Ask HN: Best job forums? - zipfle

I've noticed that the places I think to look (hn, craigslist, linkedin, stackoverflow) seem pretty low-traffic. I know there are jobs out there. Where do you look?
======
sparkman55
I think the current trend is for companies to not post everywhere, since just
about everyone is hiring developers these days. So developers just seek out
companies and apply to them.

Another current trend is for recruiters at aggressive companies to actively
reach out to potential candidates via Linkedin and other similar sites. The
big ones, like Google, even have specialized tools to collect info on various
forums (such as this one, I'm sure).

This puts startups at a disadvantage, because candidates won't know to seek us
out, and fewer candidates are using job boards to find employment. So we need
to work hard to 'get the word out' that we are hiring.

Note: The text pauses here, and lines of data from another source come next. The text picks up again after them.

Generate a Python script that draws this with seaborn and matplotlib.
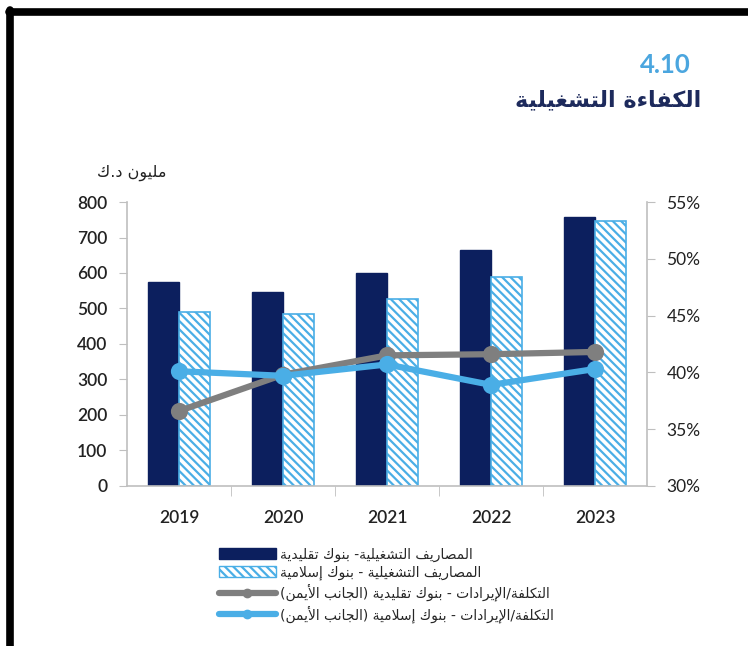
import pandas as pd
import matplotlib
matplotlib.use("Agg")
import matplotlib.pyplot as plt
import seaborn as sns
from matplotlib.lines import Line2D
from matplotlib.patches import Patch

# Données
annees = ["2019", "2020", "2021", "2022", "2023"]
depenses_trad = [575, 546, 600, 665, 758]
depenses_islam = [490, 485, 527, 589, 746]
ratio_trad = [36.6, 39.8, 41.5, 41.6, 41.8]
ratio_islam = [40.1, 39.7, 40.7, 38.9, 40.3]

titre_num = "4.10"
titre = "الكفاءة التشغيلية"
unite = "مليون د.ك"
noms = [
    "المصاريف التشغيلية- بنوك تقليدية",
    "المصاريف التشغيلية - بنوك إسلامية",
    "التكلفة/الإيرادات - بنوك تقليدية (الجانب الأيمن)",
    "التكلفة/الإيرادات - بنوك إسلامية (الجانب الأيمن)",
]

# Mise en forme de l'arabe (formes contextuelles + ordre visuel)
FORMES = {
    "ء": (0xFE80,), "آ": (0xFE81, 0xFE82), "أ": (0xFE83, 0xFE84),
    "ؤ": (0xFE85, 0xFE86), "إ": (0xFE87, 0xFE88),
    "ئ": (0xFE89, 0xFE8A, 0xFE8B, 0xFE8C), "ا": (0xFE8D, 0xFE8E),
    "ب": (0xFE8F, 0xFE90, 0xFE91, 0xFE92), "ة": (0xFE93, 0xFE94),
    "ت": (0xFE95, 0xFE96, 0xFE97, 0xFE98), "ث": (0xFE99, 0xFE9A, 0xFE9B, 0xFE9C),
    "ج": (0xFE9D, 0xFE9E, 0xFE9F, 0xFEA0), "ح": (0xFEA1, 0xFEA2, 0xFEA3, 0xFEA4),
    "خ": (0xFEA5, 0xFEA6, 0xFEA7, 0xFEA8), "د": (0xFEA9, 0xFEAA),
    "ذ": (0xFEAB, 0xFEAC), "ر": (0xFEAD, 0xFEAE), "ز": (0xFEAF, 0xFEB0),
    "س": (0xFEB1, 0xFEB2, 0xFEB3, 0xFEB4), "ش": (0xFEB5, 0xFEB6, 0xFEB7, 0xFEB8),
    "ص": (0xFEB9, 0xFEBA, 0xFEBB, 0xFEBC), "ض": (0xFEBD, 0xFEBE, 0xFEBF, 0xFEC0),
    "ط": (0xFEC1, 0xFEC2, 0xFEC3, 0xFEC4), "ظ": (0xFEC5, 0xFEC6, 0xFEC7, 0xFEC8),
    "ع": (0xFEC9, 0xFECA, 0xFECB, 0xFECC), "غ": (0xFECD, 0xFECE, 0xFECF, 0xFED0),
    "ف": (0xFED1, 0xFED2, 0xFED3, 0xFED4), "ق": (0xFED5, 0xFED6, 0xFED7, 0xFED8),
    "ك": (0xFED9, 0xFEDA, 0xFEDB, 0xFEDC), "ل": (0xFEDD, 0xFEDE, 0xFEDF, 0xFEE0),
    "م": (0xFEE1, 0xFEE2, 0xFEE3, 0xFEE4), "ن": (0xFEE5, 0xFEE6, 0xFEE7, 0xFEE8),
    "ه": (0xFEE9, 0xFEEA, 0xFEEB, 0xFEEC), "و": (0xFEED, 0xFEEE),
    "ى": (0xFEEF, 0xFEF0), "ي": (0xFEF1, 0xFEF2, 0xFEF3, 0xFEF4),
    "لآ": (0xFEF5, 0xFEF6), "لأ": (0xFEF7, 0xFEF8),
    "لإ": (0xFEF9, 0xFEFA), "لا": (0xFEFB, 0xFEFC),
}


def arabe(texte):
    lettres = []
    i = 0
    while i < len(texte):
        if texte[i] == "ل" and i + 1 < len(texte) and texte[i:i + 2] in FORMES:
            lettres.append(texte[i:i + 2])
            i += 2
        else:
            lettres.append(texte[i])
            i += 1
    res = []
    for k, c in enumerate(lettres):
        if c not in FORMES:
            res.append(c)
            continue
        f = FORMES[c]
        prev = lettres[k - 1] if k > 0 else None
        nxt = lettres[k + 1] if k + 1 < len(lettres) else None
        joint_avant = prev in FORMES and len(FORMES[prev]) == 4 and len(f) > 1
        joint_apres = len(f) == 4 and nxt in FORMES and len(FORMES[nxt]) > 1
        if joint_avant and joint_apres:
            res.append(chr(f[3]))
        elif joint_apres:
            res.append(chr(f[2]))
        elif joint_avant:
            res.append(chr(f[1]))
        else:
            res.append(chr(f[0]))
    visuel = "".join(reversed(res))
    return visuel.translate(str.maketrans("()", ")("))


# Couleurs
bleu_fonce = "#0c1f5e"
bleu_clair = "#4aaee6"
gris = "#7f7f7f"

df = pd.DataFrame({
    "annee": annees * 2,
    "valeur": depenses_trad + depenses_islam,
    "serie": [noms[0]] * 5 + [noms[1]] * 5,
})
df_ratio = pd.DataFrame({
    "annee": annees * 2,
    "valeur": ratio_trad + ratio_islam,
    "serie": [noms[2]] * 5 + [noms[3]] * 5,
})

sns.set_style("white")
plt.rcParams["font.family"] = ["Lato", "DejaVu Sans"]
plt.rcParams["hatch.linewidth"] = 1.6

fig = plt.figure(figsize=(7.48, 6.46), dpi=100)
ax = fig.add_axes([0.1698, 0.2477, 0.6952, 0.4396])

sns.barplot(data=df, x="annee", y="valeur", hue="serie",
            palette=[bleu_fonce, "white"], width=0.6, saturation=1,
            legend=False, ax=ax)
for p in ax.containers[0]:
    p.set_edgecolor(bleu_fonce)
for p in ax.containers[1]:
    p.set_edgecolor(bleu_clair)
    p.set_hatch("\\\\\\\\")
    p.set_linewidth(1.2)

ax.set_ylim(0, 800)
ax.set_xlim(-0.5, 4.5)
ax.set_yticks(range(0, 801, 100))
ax.set_xlabel("")
ax.set_ylabel("")

ax2 = ax.twinx()
sns.pointplot(data=df_ratio, x="annee", y="valeur", hue="serie",
              palette=[gris, bleu_clair], markers="o", markersize=9,
              linewidth=4.5, errorbar=None, legend=False, ax=ax2)
ax2.set_ylim(30, 55)
ax2.set_yticks(range(30, 56, 5))
ax2.set_yticklabels([f"{v}%" for v in range(30, 56, 5)])
ax2.set_ylabel("")
ax2.set_xlim(-0.5, 4.5)

# Axes et graduations
for a in (ax, ax2):
    for s in a.spines.values():
        s.set_visible(False)
ax.spines["left"].set_visible(True)
ax.spines["bottom"].set_visible(True)
ax2.spines["right"].set_visible(True)
for s in (ax.spines["left"], ax.spines["bottom"], ax2.spines["right"]):
    s.set_color("#bfbfbf")
    s.set_linewidth(1.2)

ax.tick_params(axis="y", left=True, length=6, color="#bfbfbf",
               labelsize=12.5, labelcolor="#222222", pad=8)
ax.tick_params(axis="x", bottom=False, labelsize=12.5, labelcolor="#222222", pad=14)
ax.set_xticks([0.5, 1.5, 2.5, 3.5], minor=True)
ax.tick_params(axis="x", which="minor", bottom=True, length=7, color="#bfbfbf")
ax2.tick_params(axis="y", right=True, length=6, color="#bfbfbf",
                labelsize=12.5, labelcolor="#222222", pad=8)
for lab in ax.get_yticklabels() + ax.get_xticklabels():
    lab.set_fontweight("semibold")

# Titres
fig.text(0.923, 0.899, titre_num, ha="right", va="center", fontsize=18.5,
         fontweight="bold", color="#4ba6df")
fig.text(0.937, 0.845, arabe(titre), ha="right", va="center", fontsize=16,
         fontweight="bold", color="#1d2a5c", family=["DejaVu Sans"])
fig.text(0.222, 0.733, arabe(unite), ha="right", va="center", fontsize=11.5,
         color="#222222", family=["DejaVu Sans"])

# Légende
poignees = [
    Patch(facecolor=bleu_fonce, edgecolor=bleu_fonce),
    Patch(facecolor="white", edgecolor=bleu_clair, hatch="\\\\\\\\"),
    Line2D([0], [0], color=gris, lw=4.5, marker="o", markersize=6),
    Line2D([0], [0], color=bleu_clair, lw=4.5, marker="o", markersize=6),
]
fig.legend(poignees, [arabe(n) for n in noms], loc="upper left",
           bbox_to_anchor=(0.276, 0.172), frameon=False,
           handlelength=4.1, handleheight=0.8, handletextpad=0.3,
           labelspacing=0.28, prop={"family": ["DejaVu Sans"], "size": 10})

# Cadre noir
fig.add_artist(Line2D([0.0125, 1.0], [0.9807, 0.9807], color="black", lw=5.5,
                      transform=fig.transFigure))
fig.add_artist(Line2D([0.0134, 0.0134], [0.0, 0.984], color="black", lw=5.5,
                      transform=fig.transFigure))

fig.savefig("out.png", dpi=100)
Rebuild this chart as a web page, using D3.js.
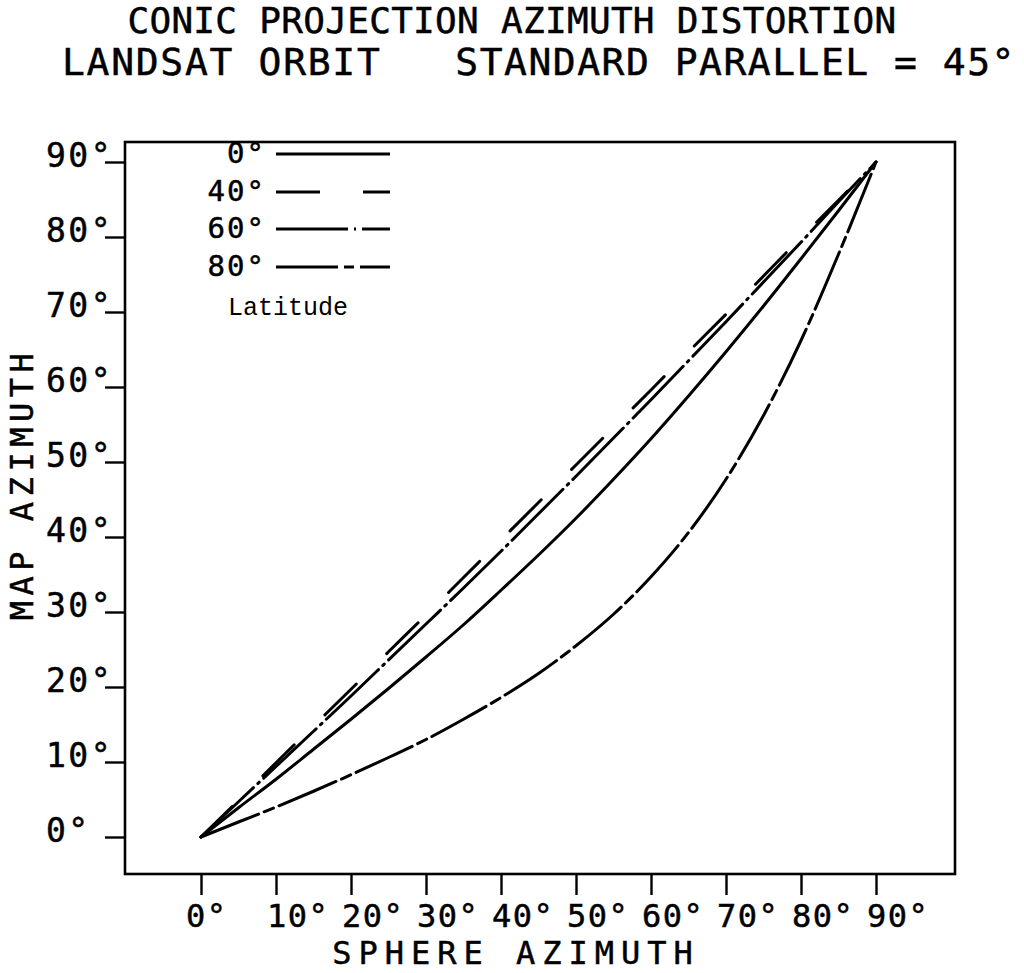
<!DOCTYPE html>
<html>
<head>
<meta charset="utf-8">
<script src="https://cdn.jsdelivr.net/npm/d3@7"></script>
<style>
  html, body { margin: 0; padding: 0; background: #fff; }
  svg { display: block; }
  .plotter { font-family: "DejaVu Sans Mono", monospace; fill: #000; stroke: #000; stroke-width: 0.5px; }
</style>
</head>
<body>
<svg id="chart" width="1024" height="973"></svg>
<script>
// ---- data ----
const sphereAzimuth = [0, 5, 10, 15, 20, 25, 30, 35, 40, 45, 50, 55, 60, 65, 70, 75, 80, 85, 90];
const lat0  = [0, 3.9, 7.7, 11.7, 15.7, 19.8, 24.0, 28.3, 32.9, 37.6, 42.5, 47.7, 53.1, 58.8, 64.7, 70.8, 77.1, 83.5, 90];
const lat40 = [0, 4.9, 9.9, 14.8, 19.7, 24.7, 29.6, 34.6, 39.6, 44.6, 49.6, 54.6, 59.6, 64.7, 69.7, 74.8, 79.9, 84.9, 90];
const lat60 = [0, 4.7, 9.4, 14.1, 18.8, 23.6, 28.4, 33.2, 38.1, 43.1, 48.1, 53.2, 58.3, 63.5, 68.7, 74.0, 79.3, 84.7, 90];
const lat80 = [0, 2.0, 4.0, 6.1, 8.3, 10.6, 13.0, 15.7, 18.6, 21.8, 25.5, 29.7, 34.7, 40.6, 47.7, 56.2, 66.2, 77.7, 90];
const seriesNames = ["0°", "40°", "60°", "80°"];
const tickValues = [0, 10, 20, 30, 40, 50, 60, 70, 80, 90];
const tickLabels = ["0°", "10°", "20°", "30°", "40°", "50°", "60°", "70°", "80°", "90°"];
const titleLine1 = "CONIC PROJECTION AZIMUTH DISTORTION";
const titleLine2a = "LANDSAT ORBIT";
const titleLine2b = "STANDARD PARALLEL = 45°";
const xTitle = "SPHERE AZIMUTH";
const yTitle = "MAP AZIMUTH";
const legendTitle = "Latitude";

// ---- styles ----
const dashes = [null, "44,43", "72,6,2,6", "62,6,10,6"];
const seriesData = [lat0, lat40, lat60, lat80];

const svg = d3.select("#chart");
const x = d3.scaleLinear().domain([0, 90]).range([201, 876]);
const y = d3.scaleLinear().domain([0, 90]).range([837, 162]);

// frame
const frame = {left: 125, top: 142, right: 955, bottom: 874};
svg.append("rect")
  .attr("x", frame.left).attr("y", frame.top)
  .attr("width", frame.right - frame.left).attr("height", frame.bottom - frame.top)
  .attr("fill", "none").attr("stroke", "#000").attr("stroke-width", 2.6);

// y axis ticks
const yAxis = d3.axisLeft(y).tickValues(tickValues).tickSize(20).tickFormat("");
const gy = svg.append("g").attr("transform", `translate(${frame.left},0)`).call(yAxis);
gy.select(".domain").remove();
gy.selectAll("line").attr("stroke", "#000").attr("stroke-width", 2.4);
svg.append("g").selectAll("text").data(tickValues).join("text")
  .attr("class", "plotter")
  .attr("x", 46).attr("y", d => y(d) + 5)
  .attr("font-size", 33)
  .attr("letter-spacing", 2.5)
  .text((d, i) => tickLabels[i]);

// x axis ticks
const xAxis = d3.axisBottom(x).tickValues(tickValues).tickSize(21).tickFormat("");
const gx = svg.append("g").attr("transform", `translate(0,${frame.bottom})`).call(xAxis);
gx.select(".domain").remove();
gx.selectAll("line").attr("stroke", "#000").attr("stroke-width", 2.4);
svg.append("g").selectAll("text").data(tickValues).join("text")
  .attr("class", "plotter")
  .attr("x", d => x(d) - (d === 0 ? 15 : 9)).attr("y", 927)
  .attr("font-size", 32)
  .attr("letter-spacing", 1.5)
  .text((d, i) => tickLabels[i]);

// curves
const line = d3.line()
  .x((d, i) => x(sphereAzimuth[i]))
  .y(d => y(d))
  .curve(d3.curveMonotoneX);
seriesData.forEach((s, k) => {
  svg.append("path")
    .datum(s)
    .attr("d", line)
    .attr("fill", "none")
    .attr("stroke", "#000")
    .attr("stroke-width", 3)
    .attr("stroke-linecap", "round")
    .attr("stroke-dasharray", dashes[k]);
});

// legend
const legendY = [154, 192, 229, 267];
const lg = svg.append("g");
seriesNames.forEach((name, k) => {
  lg.append("text").attr("class", "plotter")
    .attr("x", 266).attr("y", legendY[k] + 9)
    .attr("text-anchor", "end")
    .attr("font-size", 29)
    .attr("letter-spacing", 2)
    .text(name);
  lg.append("line")
    .attr("x1", 276).attr("x2", 390)
    .attr("y1", legendY[k]).attr("y2", legendY[k])
    .attr("stroke", "#000").attr("stroke-width", 3)
    .attr("stroke-dasharray", dashes[k]);
});
lg.append("text")
  .attr("x", 228).attr("y", 315)
  .attr("font-family", "'Liberation Mono', monospace")
  .attr("font-size", 25)
  .attr("fill", "#000")
  .text(legendTitle);

// titles
svg.append("text").attr("class", "plotter")
  .attr("x", 512).attr("y", 33).attr("text-anchor", "middle")
  .attr("font-size", 36).attr("letter-spacing", 0.3).text(titleLine1);
svg.append("text").attr("class", "plotter")
  .attr("x", 62).attr("y", 75)
  .attr("font-size", 38).attr("letter-spacing", 1.7).text(titleLine2a);
svg.append("text").attr("class", "plotter")
  .attr("x", 1016).attr("y", 75).attr("text-anchor", "end")
  .attr("font-size", 38).attr("letter-spacing", 1.5).text(titleLine2b);

// axis titles
svg.append("text").attr("class", "plotter")
  .attr("x", 516).attr("y", 964).attr("text-anchor", "middle")
  .attr("font-size", 32).attr("letter-spacing", 7).text(xTitle);
svg.append("text").attr("class", "plotter")
  .attr("transform", "translate(33,484) rotate(-90)")
  .attr("text-anchor", "middle")
  .attr("font-size", 32).attr("letter-spacing", 5.5).text(yTitle);
</script>
</body>
</html>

Here's an example of getting the word out: Solum (<http://solum.ag>) is a
Precision Agriculture startup helping make the business of farming more
efficient. We're hiring Data Engineers, Software and Web Developers, QA
Engineers, and Designers. Interested? Send an email to jobs@solumtech.com

------
Peroni
For UK based developers, our site <http://www.hackerjobs.co.uk> is getting
progressively busier and we've recently had the likes of Facebook UK & Skype
advertising technical roles.

------
terrykohla
I might not be in the same field as you but here are the 3 sites I've used in
the last 8 years, I get 2-3 calls per day in the following days after posting
my resume on these sites: monster, workopolis (I think this one is canadian
not sure) & contract job hunter (cjhunter - 25$/y fee).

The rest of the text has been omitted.